Before that crash, Finland was famously the place to be if you were in the mobile (or “wireless”) space. This piece in the WSJ from the time heralds that talent, while recognising that the Finns knew they were headed to either world wireless domination… or irrelevance:

But even as the world hails Finland as ground zero for the wireless revolution, some of its entrepreneurs are already asking themselves: for how long? The answer will make or break a few embryonic fortunes. It will also indicate to what extent the Web has already fallen irrevocably under the sway of a few U.S. companies that grabbed early leads.

(Back then the hottest mobile app was apparently one that pinged your phone every now and then with jokes about Swedes. “How many Swedes are needed to have sex? Three. Two are doing it, and the third is reading the manual.” …yeah.)

Anyway, we all know how the story goes, with Nokia failing slowly at first and then taking a dive once the iPhone showed how mobile software could and should be done.

Nokia’s story today is interesting. The brand is coyly on the up. After being licensed to HMD Global (a firm run by some ex-Nokia execs, still in Helsinki, still in the same building, in fact), sales of Nokia phones have risen sharply – 126% year-on-year, according to Counterpoint research. That equates to about 1% of the global mobile phone market. That sounds like nothing, but it isn’t.

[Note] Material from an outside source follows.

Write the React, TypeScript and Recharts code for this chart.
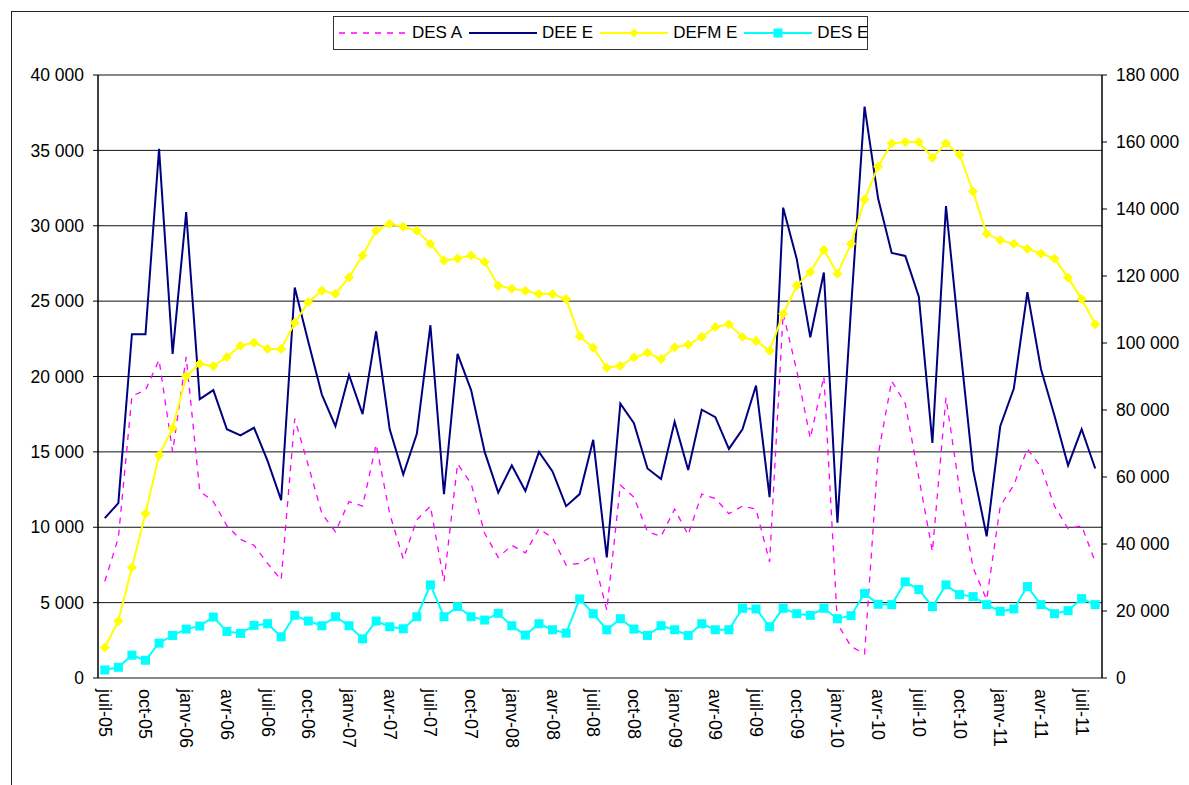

(Related: Counterpoint also says Nokia pushes Android updates more quickly than any other phone maker – vital for security and usability, which should be a massive selling point.)

The real Nokia’s business, though, is in networking. And it’s great news there. Global political rows have gifted it a position as one of the probable fall-back 5G infrastructure providers for the West. Nokia stood little chance against Huawei, but Ericsson? Game on. Nokia has landed multi-billion dollar contracts with AT&T, T-Mobile and US Cellular. By the second quarter of 2019, Nokia said it had landed no less than 45 significant commercial 5G contracts.

It’s almost like Finland’s most famous business is back where it was in 2000. On the precipice of greatness and riches… but then, maybe not, if they can’t capitalise on that position. Investors are looking at Nokia’s stock and seeing a company potentially drastically undervalued:

It’s easy to believe that NOK stock might finally be ready to rise. The opportunities are real, and substantial. European countries aren’t putting the same pressure on Huawei as their U.S. counterparts, but the negative press surrounding that Chinese firm surely gives Nokia at least some sort of advantage. All told, Nokia looks ready to grow. At 13x earnings, Nokia stock isn’t priced as such.

Tero wistfully called 2000-2001 the “high point” for Nokia. I wouldn’t be so sure – 5G could have Nokia rising again.